No grammar for you!
It's official. Jen is insane.
Last night, as we were going to bed, Jen told me that my last post was flawed by my inability to follow industry standard capitalization and hyphenation. I was somewhat surprised to hear that it wasn't the content of my post that offended her, so I asked Der Führer to clarify just what it was that I hadn't hyphenated or capitalized that I should've.
Little did I know that this was not the correct course of action to take. I should've just grunted and rolled over, knowing that only trouble would come from asking, but, like they say, hindsight is 20-20.
Without hesitation, she launched into a verbal assault on my lack of understanding of the principles that guide and give structure to the English language. She demanded that I recognize that internet is not internet, but the Internet! Capitalized! With an upper case I, dammit, not a lower case i. "It's a proper noun," she kept insisting with much shaking of the fist, "Damn you, it's a proper noun! And email? That's supposed to be hyphenated, fucker! It's two words!"
I was kind of snickering at this point and that may have been what set off the full attack. I'm not sure what all was said at that point, but I believe the words "rape of the English language" and "monkey speak" were thrown in there. There were citations, people. Citations. She cites verbally. Really.

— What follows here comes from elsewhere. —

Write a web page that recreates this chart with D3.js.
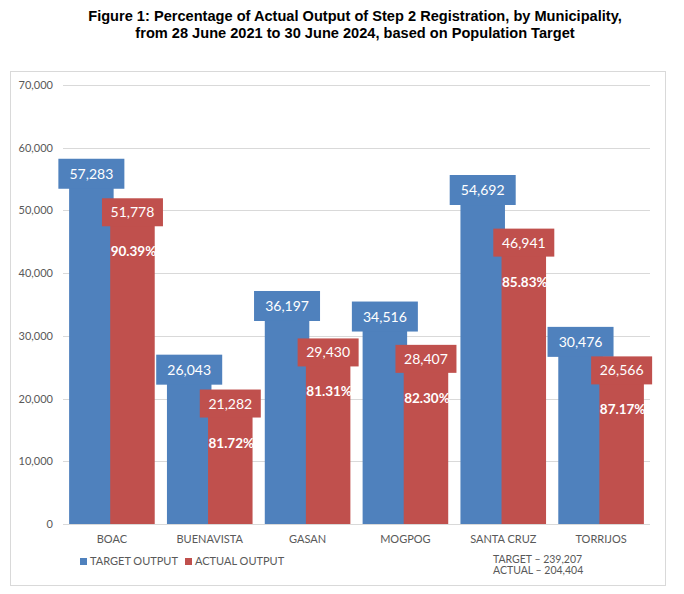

The two sources I remember were Microsoft blah blah and Chicago bla blah blah blah. I told her of my hesitation to accept anything standardized by Microsoft but she wouldn't buy it. "But it's two words," she'd cry. It was awful. I tried to explain to her that the internet hasn't been the Internet since about 1999 or 2000 when the novelty factor wore off and that email doesn't need to be E-mail because it isn't necessary to emphasize the fact that email is sent electronically. We all know that now. They're both deprecated terms as far as most tech-oriented folks are concerned. No self respecting techy is going to refer to E-mail or the Internet. It's retarded.
But Miss Braun over there next to me just kept shaking her little baby fists at me. "Rape of the English language! You're what's wrong with this country!" Eventually my laughter and quotes of "Agree to disagree" and "When in Rome" settled the matter. Although her constant huffing and shifting told me that my ignorance displeased her greatly.
Isn't living with your fiancée fun?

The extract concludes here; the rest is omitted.